5. The touch device of claim 1, wherein the flexible printed circuit comprises a main portion and a connecting portion electrically connected to the main portion and the touch panel, and the haptic feedback element is located on the connecting portion.

6. The touch device of claim 5, wherein the connecting portion is folded so that the main portion and the touch panel are substantially parallel with each other; the connecting portion comprises a fifth surface substantially parallel with the first surface; and the haptic feedback element is located on the fifth surface.

7. The touch device of claim 1, wherein the haptic feedback element and the flexible printed circuit are integrated.

8. The touch device of claim 7, wherein the haptic feedback element is a bulge of a polymer layer of the flexible printed circuit.

9. The touch device of claim 1, wherein the haptic feedback element is capable of being electrically connected to the flexible printed circuit when the haptic feedback element is deformed.

10. The touch device of claim 9, wherein the haptic feedback element is a curved metal sheet insulated from the flexible printed circuit at a natural state; at least two conductive traces of the flexible printed circuit are partially located under, exposed to and spaced from the haptic feedback element; when the haptic feedback element is deformed by a pressure, the haptic feedback element is capable of being in direct contact with the two conductive traces.

11. The touch device of claim 1, wherein the haptic feedback element is selected from the group consisting of metal dome, metal spring, and polymer block.

12. The touch device of claim 1, wherein the haptic feedback element is a vibrator electrically connected to the flexible printed circuit.

13. The touch device of claim 1, wherein the flexible printed circuit and the touch panel substantially have the same size and shape, and the haptic feedback element comprises a plurality of membrane vibrators or membrane metal domes arranged to form an array.

14. The touch device of claim 1, wherein the haptic feedback element is fixed on the flexible printed circuit by welding or bonding by adhesive.

15. A touch device, comprising:

a touch panel, wherein the touch panel comprises a first surface and a second surface opposite to the first surface;

a flexible printed circuit electrically connected to the touch panel; and

a haptic feedback element located on the flexible printed circuit or the touch panel.

16. The touch device of claim 15, wherein the flexible printed circuit comprises a main portion and a connecting portion electrically connected to the main portion and the touch panel; the connecting portion is folded so that the main portion and the touch panel are substantially parallel with each other; and the haptic feedback element is located between the touch panel and the main portion.

17. An electronic equipment comprising a touch device, wherein the touch device comprises:

a touch panel, wherein the touch panel comprises a first surface and a second surface opposite to the first surface;

a flexible printed circuit electrically connected to the touch panel; and

a haptic feedback element located on the flexible printed circuit or the touch panel.

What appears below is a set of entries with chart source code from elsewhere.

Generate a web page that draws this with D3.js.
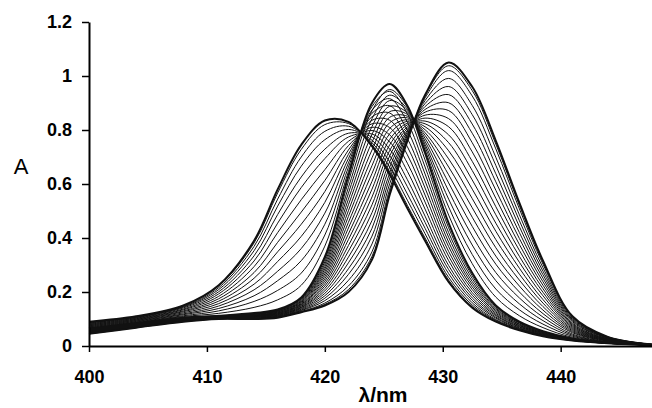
<!DOCTYPE html>
<html>
<head>
<meta charset="utf-8">
<script src="https://cdn.jsdelivr.net/npm/d3@7"></script>
<style>
body { margin: 0; background: #fff; }
.axis text { font-family: "Liberation Sans", Arial, sans-serif; font-weight: bold; font-size: 18px; fill: #000; }
.axis path { stroke: #000; stroke-width: 2; }
.axis line { stroke: #000; stroke-width: 1.5; }
.spectrum { fill: none; stroke: #111; stroke-width: 1; }
.label { font-family: "Liberation Sans", Arial, sans-serif; fill: #000; }
</style>
</head>
<body>
<script>
// wavelengths (nm) the spectra were read at
var wavelengths = [400, 404, 408, 411, 414, 416, 418, 420, 422, 424, 425.5, 427, 428.5, 430.5, 432.5, 434.5, 436.5, 438.5, 441, 444, 448];

// first stage: band at 421 nm moving to 425.5 nm
var stage1 = [
  [0.09, 0.11, 0.15, 0.225, 0.39, 0.58, 0.745, 0.835, 0.83, 0.74, 0.635, 0.51, 0.39, 0.237, 0.142, 0.09, 0.058, 0.036, 0.02, 0.01, 0.003],
  [0.089, 0.109, 0.149, 0.222, 0.382, 0.567, 0.728, 0.82, 0.824, 0.745, 0.645, 0.521, 0.40, 0.244, 0.146, 0.092, 0.059, 0.037, 0.02, 0.01, 0.003],
  [0.088, 0.108, 0.146, 0.216, 0.369, 0.544, 0.70, 0.795, 0.814, 0.753, 0.662, 0.54, 0.416, 0.254, 0.152, 0.095, 0.061, 0.038, 0.021, 0.01, 0.003],
  [0.087, 0.107, 0.144, 0.209, 0.353, 0.518, 0.666, 0.764, 0.802, 0.762, 0.682, 0.563, 0.436, 0.268, 0.16, 0.098, 0.063, 0.039, 0.021, 0.01, 0.003],
  [0.085, 0.105, 0.141, 0.201, 0.334, 0.487, 0.626, 0.729, 0.788, 0.774, 0.705, 0.59, 0.458, 0.283, 0.169, 0.103, 0.065, 0.04, 0.022, 0.01, 0.003],
  [0.083, 0.103, 0.137, 0.193, 0.315, 0.455, 0.587, 0.694, 0.774, 0.785, 0.729, 0.616, 0.481, 0.298, 0.178, 0.107, 0.067, 0.041, 0.022, 0.011, 0.003],
  [0.081, 0.101, 0.134, 0.184, 0.294, 0.42, 0.542, 0.653, 0.758, 0.798, 0.756, 0.647, 0.507, 0.316, 0.188, 0.112, 0.07, 0.043, 0.023, 0.011, 0.003],
  [0.079, 0.099, 0.13, 0.175, 0.272, 0.384, 0.496, 0.613, 0.742, 0.81, 0.782, 0.677, 0.533, 0.333, 0.198, 0.116, 0.072, 0.044, 0.024, 0.011, 0.003],
  [0.077, 0.097, 0.127, 0.166, 0.251, 0.349, 0.451, 0.572, 0.726, 0.823, 0.809, 0.708, 0.559, 0.35, 0.209, 0.121, 0.075, 0.046, 0.024, 0.011, 0.003],
  [0.075, 0.095, 0.123, 0.157, 0.229, 0.313, 0.406, 0.532, 0.71, 0.836, 0.836, 0.738, 0.585, 0.368, 0.219, 0.126, 0.077, 0.047, 0.025, 0.011, 0.003],
  [0.073, 0.093, 0.119, 0.148, 0.208, 0.277, 0.361, 0.492, 0.694, 0.849, 0.863, 0.768, 0.611, 0.385, 0.229, 0.131, 0.08, 0.049, 0.025, 0.011, 0.003],
  [0.071, 0.091, 0.116, 0.139, 0.186, 0.242, 0.316, 0.451, 0.678, 0.862, 0.89, 0.799, 0.637, 0.403, 0.239, 0.136, 0.082, 0.05, 0.026, 0.012, 0.003],
  [0.069, 0.089, 0.112, 0.13, 0.165, 0.206, 0.27, 0.411, 0.662, 0.874, 0.916, 0.829, 0.663, 0.42, 0.25, 0.14, 0.085, 0.052, 0.027, 0.012, 0.003],
  [0.067, 0.087, 0.109, 0.121, 0.143, 0.171, 0.225, 0.37, 0.646, 0.887, 0.943, 0.86, 0.689, 0.438, 0.26, 0.145, 0.087, 0.054, 0.027, 0.012, 0.003],
  [0.065, 0.085, 0.105, 0.112, 0.122, 0.135, 0.18, 0.33, 0.63, 0.90, 0.97, 0.89, 0.715, 0.455, 0.27, 0.15, 0.09, 0.055, 0.028, 0.012, 0.003]
];

// second stage: band at 425.5 nm moving to 430.5 nm
var stage2 = [
  [0.064, 0.084, 0.104, 0.111, 0.121, 0.134, 0.177, 0.321, 0.609, 0.871, 0.950, 0.884, 0.726, 0.485, 0.305, 0.181, 0.112, 0.068, 0.032, 0.013, 0.003],
  [0.063, 0.083, 0.104, 0.111, 0.120, 0.132, 0.175, 0.312, 0.587, 0.842, 0.929, 0.877, 0.737, 0.515, 0.339, 0.211, 0.134, 0.081, 0.036, 0.014, 0.003],
  [0.062, 0.083, 0.103, 0.110, 0.119, 0.131, 0.172, 0.303, 0.566, 0.813, 0.909, 0.871, 0.747, 0.544, 0.374, 0.242, 0.156, 0.094, 0.040, 0.015, 0.003],
  [0.061, 0.082, 0.102, 0.110, 0.118, 0.129, 0.169, 0.294, 0.544, 0.784, 0.888, 0.864, 0.758, 0.574, 0.408, 0.272, 0.178, 0.107, 0.044, 0.016, 0.003],
  [0.060, 0.081, 0.101, 0.109, 0.117, 0.128, 0.166, 0.285, 0.523, 0.755, 0.868, 0.858, 0.769, 0.604, 0.443, 0.303, 0.200, 0.120, 0.049, 0.018, 0.004],
  [0.059, 0.080, 0.101, 0.108, 0.115, 0.126, 0.164, 0.276, 0.501, 0.726, 0.847, 0.851, 0.780, 0.634, 0.477, 0.333, 0.222, 0.133, 0.053, 0.019, 0.004],
  [0.058, 0.079, 0.100, 0.108, 0.114, 0.125, 0.161, 0.267, 0.480, 0.697, 0.827, 0.845, 0.790, 0.663, 0.512, 0.364, 0.244, 0.146, 0.057, 0.020, 0.004],
  [0.057, 0.078, 0.099, 0.107, 0.113, 0.123, 0.158, 0.258, 0.458, 0.668, 0.806, 0.838, 0.801, 0.693, 0.546, 0.394, 0.266, 0.159, 0.061, 0.021, 0.004],
  [0.056, 0.077, 0.098, 0.107, 0.112, 0.122, 0.155, 0.249, 0.437, 0.639, 0.786, 0.832, 0.812, 0.723, 0.581, 0.425, 0.288, 0.172, 0.065, 0.022, 0.004],
  [0.055, 0.077, 0.098, 0.106, 0.111, 0.120, 0.153, 0.240, 0.415, 0.610, 0.765, 0.825, 0.823, 0.753, 0.615, 0.455, 0.310, 0.186, 0.069, 0.023, 0.004],
  [0.054, 0.076, 0.097, 0.105, 0.110, 0.119, 0.150, 0.231, 0.394, 0.581, 0.745, 0.819, 0.833, 0.782, 0.650, 0.486, 0.332, 0.199, 0.073, 0.024, 0.004],
  [0.053, 0.075, 0.096, 0.105, 0.109, 0.117, 0.147, 0.222, 0.372, 0.552, 0.724, 0.812, 0.844, 0.812, 0.684, 0.516, 0.354, 0.212, 0.077, 0.025, 0.004],
  [0.052, 0.074, 0.095, 0.104, 0.108, 0.116, 0.144, 0.213, 0.351, 0.523, 0.704, 0.806, 0.855, 0.842, 0.719, 0.547, 0.376, 0.225, 0.081, 0.026, 0.004],
  [0.051, 0.073, 0.095, 0.104, 0.107, 0.114, 0.142, 0.204, 0.329, 0.494, 0.683, 0.799, 0.866, 0.872, 0.753, 0.577, 0.398, 0.238, 0.085, 0.027, 0.004],
  [0.050, 0.072, 0.094, 0.103, 0.106, 0.113, 0.139, 0.195, 0.308, 0.465, 0.663, 0.793, 0.876, 0.901, 0.788, 0.608, 0.420, 0.251, 0.090, 0.029, 0.005],
  [0.049, 0.071, 0.093, 0.102, 0.104, 0.111, 0.136, 0.186, 0.286, 0.436, 0.642, 0.786, 0.887, 0.931, 0.822, 0.638, 0.442, 0.264, 0.094, 0.030, 0.005],
  [0.048, 0.071, 0.092, 0.102, 0.103, 0.110, 0.133, 0.177, 0.265, 0.407, 0.622, 0.780, 0.898, 0.961, 0.857, 0.669, 0.464, 0.277, 0.098, 0.031, 0.005],
  [0.047, 0.070, 0.092, 0.101, 0.102, 0.108, 0.131, 0.168, 0.243, 0.378, 0.601, 0.773, 0.909, 0.991, 0.891, 0.699, 0.486, 0.290, 0.102, 0.032, 0.005],
  [0.046, 0.069, 0.091, 0.101, 0.101, 0.107, 0.128, 0.159, 0.222, 0.349, 0.581, 0.767, 0.919, 1.020, 0.926, 0.730, 0.508, 0.303, 0.106, 0.033, 0.005],
  [0.045, 0.068, 0.090, 0.100, 0.100, 0.106, 0.126, 0.154, 0.209, 0.332, 0.568, 0.763, 0.926, 1.038, 0.946, 0.748, 0.521, 0.311, 0.108, 0.034, 0.005],
  [0.045, 0.068, 0.09, 0.10, 0.10, 0.105, 0.125, 0.15, 0.2, 0.32, 0.56, 0.76, 0.93, 1.05, 0.96, 0.76, 0.53, 0.316, 0.11, 0.034, 0.005]
];

var xTicks = [400, 410, 420, 430, 440];
var yTicks = [0, 0.2, 0.4, 0.6, 0.8, 1, 1.2];
var yTickLabels = ["0", "0.2", "0.4", "0.6", "0.8", "1", "1.2"];

var width = 652, height = 408;

// set the ranges
var x = d3.scaleLinear().domain([400, 448]).range([89, 655]);
var y = d3.scaleLinear().domain([0, 1.2]).range([346, 22]);

// one spectrum -> path
var spectrumLine = d3.line()
    .x(function(d, i) { return x(wavelengths[i]); })
    .y(function(d) { return y(d); })
    .curve(d3.curveCatmullRom.alpha(0.5));

var svg = d3.select("body").append("svg")
    .attr("width", width)
    .attr("height", height);

var spectra = stage1.concat(stage2);
var ends = [0, stage1.length - 1, spectra.length - 1];

svg.append("g").selectAll("path")
    .data(spectra)
  .enter().append("path")
    .attr("class", "spectrum")
    .attr("d", spectrumLine)
    .style("stroke-width", function(d, i) { return ends.indexOf(i) >= 0 ? 2 : 1; });

// y axis
svg.append("g")
    .attr("class", "axis")
    .attr("transform", "translate(89,0)")
    .call(d3.axisLeft(y)
        .tickValues(yTicks)
        .tickSize(7)
        .tickSizeOuter(0)
        .tickPadding(10)
        .tickFormat(function(d, i) { return yTickLabels[i]; }));

// x axis
svg.append("g")
    .attr("class", "axis")
    .attr("transform", "translate(0,346)")
    .call(d3.axisBottom(x)
        .tickValues(xTicks)
        .tickSize(6)
        .tickSizeOuter(0)
        .tickPadding(18));

svg.append("text")
    .attr("class", "label")
    .attr("x", 21)
    .attr("y", 174)
    .attr("text-anchor", "middle")
    .style("font-size", "22px")
    .text("A");

svg.append("text")
    .attr("class", "label")
    .attr("x", 383)
    .attr("y", 402)
    .attr("text-anchor", "middle")
    .style("font-size", "21px")
    .style("font-weight", "bold")
    .text("λ/nm");
</script>
</body>
</html>
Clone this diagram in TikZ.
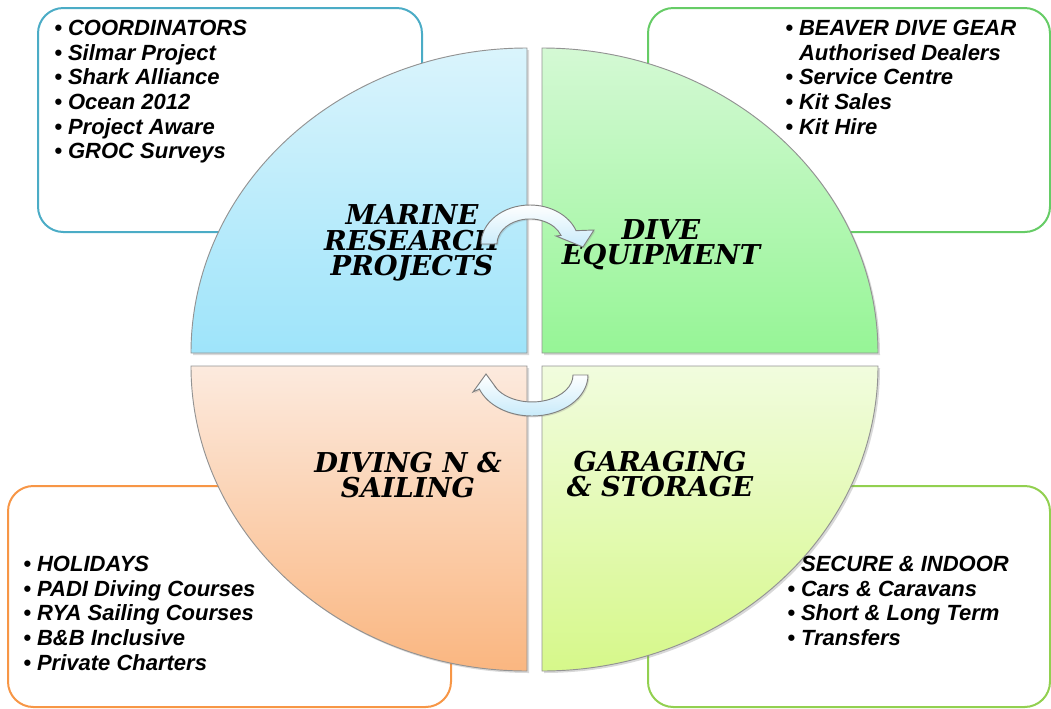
\documentclass[tikz,border=0pt]{standalone}
\usepackage{fontspec}
\setmainfont{Liberation Sans}
\newfontfamily\listfont{Liberation Sans}
\newfontfamily\quadfont{DejaVu Serif}
\usepackage{xcolor}
\usetikzlibrary{shadows}
\definecolor{mrblue}{RGB}{75,172,198}
\definecolor{mrbluetop}{RGB}{218,244,252}
\definecolor{mrbluebot}{RGB}{158,228,250}
\definecolor{degreen}{RGB}{102,204,102}
\definecolor{degreentop}{RGB}{212,249,212}
\definecolor{degreenbot}{RGB}{150,245,150}
\definecolor{dsorange}{RGB}{247,150,70}
\definecolor{dsorangetop}{RGB}{252,234,222}
\definecolor{dsorangebot}{RGB}{250,182,128}
\definecolor{gslime}{RGB}{146,208,80}
\definecolor{gslimetop}{RGB}{241,252,222}
\definecolor{gslimebot}{RGB}{214,248,138}
\definecolor{cyclefill}{RGB}{200,234,250}

\begin{document}
\begin{tikzpicture}[x=0.75pt,y=-0.75pt,
    infobox/.style={line width=1.5pt,fill=white,rounded corners=19pt},
    quad/.style={draw=gray!85,line width=0.7pt,
      drop shadow={opacity=0.3,shadow xshift=1.5pt,shadow yshift=-1.5pt}},
    quadlabel/.style={inner sep=0pt,align=center,
      font=\quadfont\bfseries\itshape\fontsize{20.5}{19}\selectfont},
    listtext/.style={anchor=north west,inner sep=0pt,align=left,
      font=\listfont\bfseries\itshape\fontsize{16.5}{18.5}\selectfont},
    cyclearrow/.style={draw=gray,line width=0.7pt,top color=white,bottom color=cyclefill,
      drop shadow={opacity=0.25,shadow xshift=1pt,shadow yshift=-1pt}}]
  \useasboundingbox (0,0) rectangle (1051,708);
  \clip (0,0) rectangle (1051,708);

  % Info boxes
  \draw[infobox,draw=mrblue] (38,8) rectangle (422,232);
  \draw[infobox,draw=degreen] (648,8) rectangle (1050,232);
  \draw[infobox,draw=dsorange] (8,486) rectangle (451,707);
  \draw[infobox,draw=gslime] (648,486) rectangle (1050,707);

  % Quadrants
  \path[quad,top color=mrbluetop,bottom color=mrbluebot]
    (527,353) -- (191,353) arc[start angle=180,end angle=270,x radius=336,y radius=305] -- cycle;
  \path[quad,top color=degreentop,bottom color=degreenbot]
    (542,353) -- (542,48) arc[start angle=270,end angle=360,x radius=336,y radius=305] -- cycle;
  \path[quad,top color=dsorangetop,bottom color=dsorangebot]
    (527,366) -- (527,671) arc[start angle=90,end angle=180,x radius=336,y radius=305] -- cycle;
  \path[quad,top color=gslimetop,bottom color=gslimebot]
    (542,366) -- (878,366) arc[start angle=0,end angle=90,x radius=336,y radius=305] -- cycle;

  % Titles
  \node[quadlabel] (mrtitle) at (412,243) {MARINE\\RESEARCH\\PROJECTS};
  \node[quadlabel] (detitle) at (661,245) {DIVE\\EQUIPMENT};
  \node[quadlabel] (dstitle) at (408,475) {DIVING N \&\\SAILING};
  \node[quadlabel] (gstitle) at (660,474) {GARAGING\\\& STORAGE};

  % Cycle arrows
  \coordinate (toparc) at (530,244);
  \coordinate (botarc) at (532,375);
  \path[cyclearrow,shift={(toparc)}]
    (-49,0) arc[start angle=180,end angle=340,x radius=49,y radius=39]
    -- (64,-14) -- (53,3) -- (26,-8) -- (31,-8.6)
    arc[start angle=340,end angle=180,x radius=33,y radius=25] -- cycle;
  \path[cyclearrow,shift={(botarc)}]
    (56,0) arc[start angle=0,end angle=160,x radius=56,y radius=41]
    -- (-59,17) -- (-46,-1) -- (-35,14) -- (-38.5,9.2)
    arc[start angle=160,end angle=0,x radius=41,y radius=27] -- cycle;

  % Lists
  \node[listtext] (mrlist) at (54,20) {• COORDINATORS\\• Silmar Project\\• Shark Alliance\\• Ocean 2012\\• Project Aware\\• GROC Surveys};
  \node[listtext] (delist) at (785,20) {• BEAVER DIVE GEAR\\\phantom{• }Authorised Dealers\\• Service Centre\\• Kit Sales\\• Kit Hire};
  \node[listtext] (dslist) at (23,556) {• HOLIDAYS\\• PADI Diving Courses\\• RYA Sailing Courses\\• B\&B Inclusive\\• Private Charters};
  \node[listtext] (gslist) at (787,556) {\phantom{• }SECURE \& INDOOR\\• Cars \& Caravans\\• Short \& Long Term\\• Transfers};
\end{tikzpicture}
\end{document}
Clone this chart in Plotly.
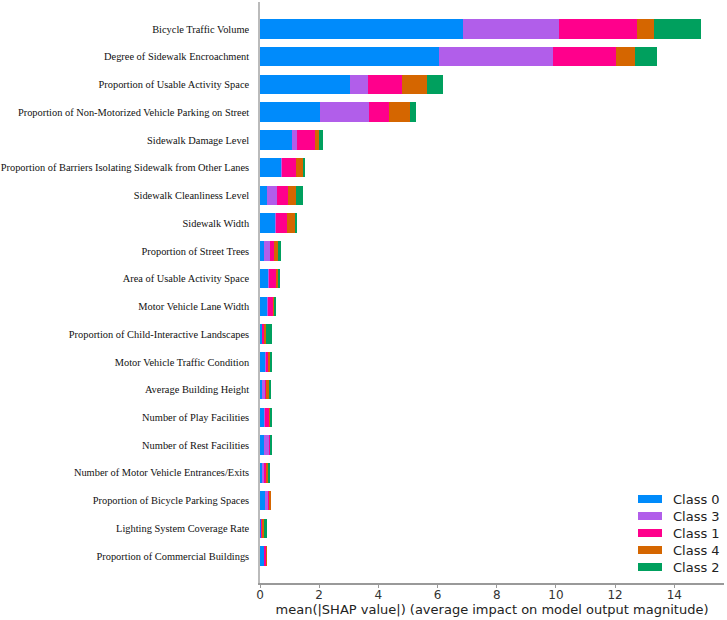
import plotly.graph_objects as go

features = [
    "Bicycle Traffic Volume",
    "Degree of Sidewalk Encroachment",
    "Proportion of Usable Activity Space",
    "Proportion of Non-Motorized Vehicle Parking on Street",
    "Sidewalk Damage Level",
    "Proportion of Barriers Isolating Sidewalk from Other Lanes",
    "Sidewalk Cleanliness Level",
    "Sidewalk Width",
    "Proportion of Street Trees",
    "Area of Usable Activity Space",
    "Motor Vehicle Lane Width",
    "Proportion of Child-Interactive Landscapes",
    "Motor Vehicle Traffic Condition",
    "Average Building Height",
    "Number of Play Facilities",
    "Number of Rest Facilities",
    "Number of Motor Vehicle Entrances/Exits",
    "Proportion of Bicycle Parking Spaces",
    "Lighting System Coverage Rate",
    "Proportion of Commercial Buildings",
]

class_0 = [6.87, 6.06, 3.03, 2.04, 1.09, 0.74, 0.25, 0.53, 0.13, 0.30, 0.27, 0.07, 0.17, 0.06, 0.15, 0.14, 0.07, 0.17, 0.04, 0.14]
class_3 = [3.25, 3.83, 0.62, 1.63, 0.17, 0.01, 0.34, 0.01, 0.22, 0.01, 0.01, 0.03, 0.03, 0.10, 0.02, 0.18, 0.05, 0.13, 0.01, 0.01]
class_1 = [2.63, 2.13, 1.14, 0.70, 0.59, 0.47, 0.37, 0.38, 0.11, 0.23, 0.17, 0.05, 0.09, 0.07, 0.12, 0.03, 0.07, 0.03, 0.04, 0.07]
class_4 = [0.55, 0.65, 0.84, 0.70, 0.13, 0.22, 0.27, 0.25, 0.14, 0.09, 0.05, 0.04, 0.06, 0.06, 0.07, 0.01, 0.07, 0.01, 0.04, 0.01]
class_2 = [1.61, 0.76, 0.54, 0.21, 0.15, 0.09, 0.22, 0.09, 0.11, 0.03, 0.01, 0.23, 0.06, 0.08, 0.02, 0.02, 0.08, 0.00, 0.10, 0.00]

series = [
    ("Class 0", class_0, "#008bfb"),
    ("Class 3", class_3, "#b15eea"),
    ("Class 1", class_1, "#ff008c"),
    ("Class 4", class_4, "#d56600"),
    ("Class 2", class_2, "#00a05e"),
]

x_title = "mean(|SHAP value|) (average impact on model output magnitude)"
x_ticks = [0, 2, 4, 6, 8, 10, 12, 14]

fig = go.Figure()
for name, vals, color in series:
    fig.add_trace(go.Bar(
        y=features, x=vals, name=name, orientation="h",
        marker=dict(color=color, line=dict(width=0)),
        width=0.7, showlegend=False,
    ))

# plot area geometry (px) for custom legend
L, R, T, B = 260, 724, 2, 583
W, H = R - L, B - T

def px_x(p):
    return (p - L) / W

def px_y(p):
    return (B - p) / H

shapes = []
annotations = []
for i, (name, vals, color) in enumerate(series):
    cy = 499 + i * 17
    shapes.append(dict(type="rect", xref="paper", yref="paper",
                       x0=px_x(638), x1=px_x(662), y0=px_y(cy + 4), y1=px_y(cy - 4),
                       fillcolor=color, line=dict(width=0)))
    annotations.append(dict(xref="paper", yref="paper", x=px_x(671), y=px_y(cy),
                            text=name, showarrow=False, xanchor="left", yanchor="middle",
                            font=dict(family="DejaVu Sans", size=13, color="#222")))

fig.update_layout(
    barmode="stack",
    width=727, height=620,
    margin=dict(l=L, r=727 - R, t=T, b=620 - B),
    plot_bgcolor="white", paper_bgcolor="white",
    shapes=shapes, annotations=annotations,
    xaxis=dict(
        range=[0, 15.68], tickvals=x_ticks, showgrid=False, zeroline=False,
        automargin=False,
        showline=True, linecolor="#999999", linewidth=1.5,
        ticks="outside", ticklen=3, tickcolor="#999999",
        ticklabelstandoff=-3,
        tickfont=dict(family="DejaVu Sans", size=12, color="#333333"),
        title=dict(text=x_title, standoff=1,
                   font=dict(family="DejaVu Sans", size=13, color="#222222")),
    ),
    yaxis=dict(
        range=[len(features) - 0.03, -0.97], showgrid=False, zeroline=False,
        automargin=False,
        showline=True, linecolor="#bbbbbb", linewidth=1.5, ticks="",
        ticklabelstandoff=7,
        tickfont=dict(family="Liberation Serif", size=10.4, color="#111111"),
    ),
)

fig.write_html("out.html")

18. The electronic equipment of claim 17, wherein the electronic equipment is a notebook; the notebook comprises a main processor case, a display screen connected to the main processor case, and a keyboard located on the main processor case; the touch panel is embedded on the main processor case and exposed to outside of the main processor case; and the flexible printed circuit and the haptic feedback element are located inside of the main processor case.

19. The electronic equipment of claim 18, wherein the flexible printed circuit comprises a main portion and a connecting portion electrically connected to the main portion and the touch panel; the connecting portion is folded so that the main portion and the touch panel are substantially parallel with each other; two haptic feedback elements are located on the connecting portion; and the notebook further comprises two buttons located on bottom middle of the touch panel and corresponds to the two haptic feedback elements.